* START Records to use *
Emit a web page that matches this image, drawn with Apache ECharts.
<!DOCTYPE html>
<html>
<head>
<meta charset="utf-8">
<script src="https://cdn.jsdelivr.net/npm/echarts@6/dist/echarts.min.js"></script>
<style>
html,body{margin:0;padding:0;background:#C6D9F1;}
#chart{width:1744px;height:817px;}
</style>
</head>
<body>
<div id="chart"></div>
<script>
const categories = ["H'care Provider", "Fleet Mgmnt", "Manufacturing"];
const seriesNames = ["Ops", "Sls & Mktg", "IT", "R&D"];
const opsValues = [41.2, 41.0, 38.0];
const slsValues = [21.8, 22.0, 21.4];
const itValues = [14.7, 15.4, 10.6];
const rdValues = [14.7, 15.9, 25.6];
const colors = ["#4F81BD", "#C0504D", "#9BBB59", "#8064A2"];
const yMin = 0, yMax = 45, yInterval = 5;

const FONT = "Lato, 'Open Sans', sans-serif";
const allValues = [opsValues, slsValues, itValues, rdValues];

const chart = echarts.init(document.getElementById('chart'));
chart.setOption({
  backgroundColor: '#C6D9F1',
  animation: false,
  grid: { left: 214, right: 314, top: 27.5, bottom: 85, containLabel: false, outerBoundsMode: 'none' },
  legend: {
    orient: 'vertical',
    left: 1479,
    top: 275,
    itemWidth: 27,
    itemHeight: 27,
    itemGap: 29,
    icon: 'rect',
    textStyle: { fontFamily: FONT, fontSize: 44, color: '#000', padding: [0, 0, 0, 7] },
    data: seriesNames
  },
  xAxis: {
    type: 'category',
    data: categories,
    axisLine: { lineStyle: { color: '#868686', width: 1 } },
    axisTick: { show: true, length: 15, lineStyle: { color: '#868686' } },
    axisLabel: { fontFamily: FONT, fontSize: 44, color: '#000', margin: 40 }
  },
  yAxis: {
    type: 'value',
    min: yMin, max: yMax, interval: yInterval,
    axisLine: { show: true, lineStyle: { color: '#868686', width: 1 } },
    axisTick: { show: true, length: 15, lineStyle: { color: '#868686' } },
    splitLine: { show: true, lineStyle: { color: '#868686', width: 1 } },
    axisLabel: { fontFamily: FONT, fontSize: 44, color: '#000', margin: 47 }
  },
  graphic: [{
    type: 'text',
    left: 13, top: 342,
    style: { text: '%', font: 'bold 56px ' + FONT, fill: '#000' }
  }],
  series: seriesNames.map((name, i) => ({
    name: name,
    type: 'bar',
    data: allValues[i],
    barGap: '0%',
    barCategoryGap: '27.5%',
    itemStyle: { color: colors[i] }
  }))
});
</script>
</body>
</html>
* END Records to use *
* START Records to use *
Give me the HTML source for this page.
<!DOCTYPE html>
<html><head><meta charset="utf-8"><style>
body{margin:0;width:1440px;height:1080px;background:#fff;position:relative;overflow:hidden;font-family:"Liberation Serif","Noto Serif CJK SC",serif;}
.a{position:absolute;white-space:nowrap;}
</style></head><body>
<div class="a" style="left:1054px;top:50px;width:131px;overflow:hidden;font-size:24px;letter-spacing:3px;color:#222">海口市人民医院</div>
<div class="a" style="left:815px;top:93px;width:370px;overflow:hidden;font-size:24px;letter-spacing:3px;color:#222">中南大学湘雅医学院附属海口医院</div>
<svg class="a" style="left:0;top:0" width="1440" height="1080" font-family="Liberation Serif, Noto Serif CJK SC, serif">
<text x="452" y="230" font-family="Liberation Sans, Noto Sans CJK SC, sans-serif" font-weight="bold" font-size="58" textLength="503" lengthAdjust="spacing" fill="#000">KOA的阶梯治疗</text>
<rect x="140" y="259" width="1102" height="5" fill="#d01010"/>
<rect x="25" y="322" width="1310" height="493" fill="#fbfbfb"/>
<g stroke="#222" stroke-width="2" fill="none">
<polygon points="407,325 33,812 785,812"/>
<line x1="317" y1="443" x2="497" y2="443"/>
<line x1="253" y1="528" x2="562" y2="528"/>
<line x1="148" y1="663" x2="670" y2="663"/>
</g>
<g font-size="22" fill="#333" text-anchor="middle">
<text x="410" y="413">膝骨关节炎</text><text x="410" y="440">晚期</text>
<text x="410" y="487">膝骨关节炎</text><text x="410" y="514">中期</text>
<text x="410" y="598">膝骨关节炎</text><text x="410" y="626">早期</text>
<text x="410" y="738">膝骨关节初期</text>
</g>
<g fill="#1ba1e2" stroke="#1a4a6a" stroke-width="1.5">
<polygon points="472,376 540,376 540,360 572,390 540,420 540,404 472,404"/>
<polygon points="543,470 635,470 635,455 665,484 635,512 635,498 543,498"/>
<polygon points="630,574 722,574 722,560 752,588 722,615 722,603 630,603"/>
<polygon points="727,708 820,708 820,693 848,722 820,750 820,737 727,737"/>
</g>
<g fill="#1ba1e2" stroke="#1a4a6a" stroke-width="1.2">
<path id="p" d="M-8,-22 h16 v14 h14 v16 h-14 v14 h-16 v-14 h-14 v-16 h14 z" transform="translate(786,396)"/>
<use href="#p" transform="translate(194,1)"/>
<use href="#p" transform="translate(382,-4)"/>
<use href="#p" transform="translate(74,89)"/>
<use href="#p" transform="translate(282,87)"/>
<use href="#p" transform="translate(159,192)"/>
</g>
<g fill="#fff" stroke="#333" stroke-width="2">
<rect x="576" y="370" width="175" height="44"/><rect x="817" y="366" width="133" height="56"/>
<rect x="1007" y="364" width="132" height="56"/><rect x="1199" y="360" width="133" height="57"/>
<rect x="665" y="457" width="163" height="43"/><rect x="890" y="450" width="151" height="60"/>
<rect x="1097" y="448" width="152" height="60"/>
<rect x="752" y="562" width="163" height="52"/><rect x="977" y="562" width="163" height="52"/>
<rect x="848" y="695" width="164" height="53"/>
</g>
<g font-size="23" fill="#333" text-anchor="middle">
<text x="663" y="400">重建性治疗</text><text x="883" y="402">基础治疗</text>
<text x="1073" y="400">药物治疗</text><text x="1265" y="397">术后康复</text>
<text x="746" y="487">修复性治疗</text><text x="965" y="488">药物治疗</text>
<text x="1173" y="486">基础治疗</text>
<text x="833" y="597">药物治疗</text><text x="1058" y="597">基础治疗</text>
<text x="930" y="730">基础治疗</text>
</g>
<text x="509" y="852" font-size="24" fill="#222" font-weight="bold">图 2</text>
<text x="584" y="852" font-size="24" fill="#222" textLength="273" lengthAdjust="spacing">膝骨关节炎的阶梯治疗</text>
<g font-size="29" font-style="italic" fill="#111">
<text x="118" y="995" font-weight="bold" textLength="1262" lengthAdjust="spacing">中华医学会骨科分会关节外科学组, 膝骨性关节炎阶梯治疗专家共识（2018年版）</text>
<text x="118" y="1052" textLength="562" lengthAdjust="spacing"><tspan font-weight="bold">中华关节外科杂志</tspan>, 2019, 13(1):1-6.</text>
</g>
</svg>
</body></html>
* END Records to use *
→ **Work to do**
The lines to quote run from the one containing "Emit a web page" to the one containing "const yMin = 0, yMax = 45, yInterval = 5;". Quote them exactly, with both of those lines, and nothing else.

→ **Output for this exercise**
Emit a web page that matches this image, drawn with Apache ECharts.
<!DOCTYPE html>
<html>
<head>
<meta charset="utf-8">
<script src="https://cdn.jsdelivr.net/npm/echarts@6/dist/echarts.min.js"></script>
<style>
html,body{margin:0;padding:0;background:#C6D9F1;}
#chart{width:1744px;height:817px;}
</style>
</head>
<body>
<div id="chart"></div>
<script>
const categories = ["H'care Provider", "Fleet Mgmnt", "Manufacturing"];
const seriesNames = ["Ops", "Sls & Mktg", "IT", "R&D"];
const opsValues = [41.2, 41.0, 38.0];
const slsValues = [21.8, 22.0, 21.4];
const itValues = [14.7, 15.4, 10.6];
const rdValues = [14.7, 15.9, 25.6];
const colors = ["#4F81BD", "#C0504D", "#9BBB59", "#8064A2"];
const yMin = 0, yMax = 45, yInterval = 5;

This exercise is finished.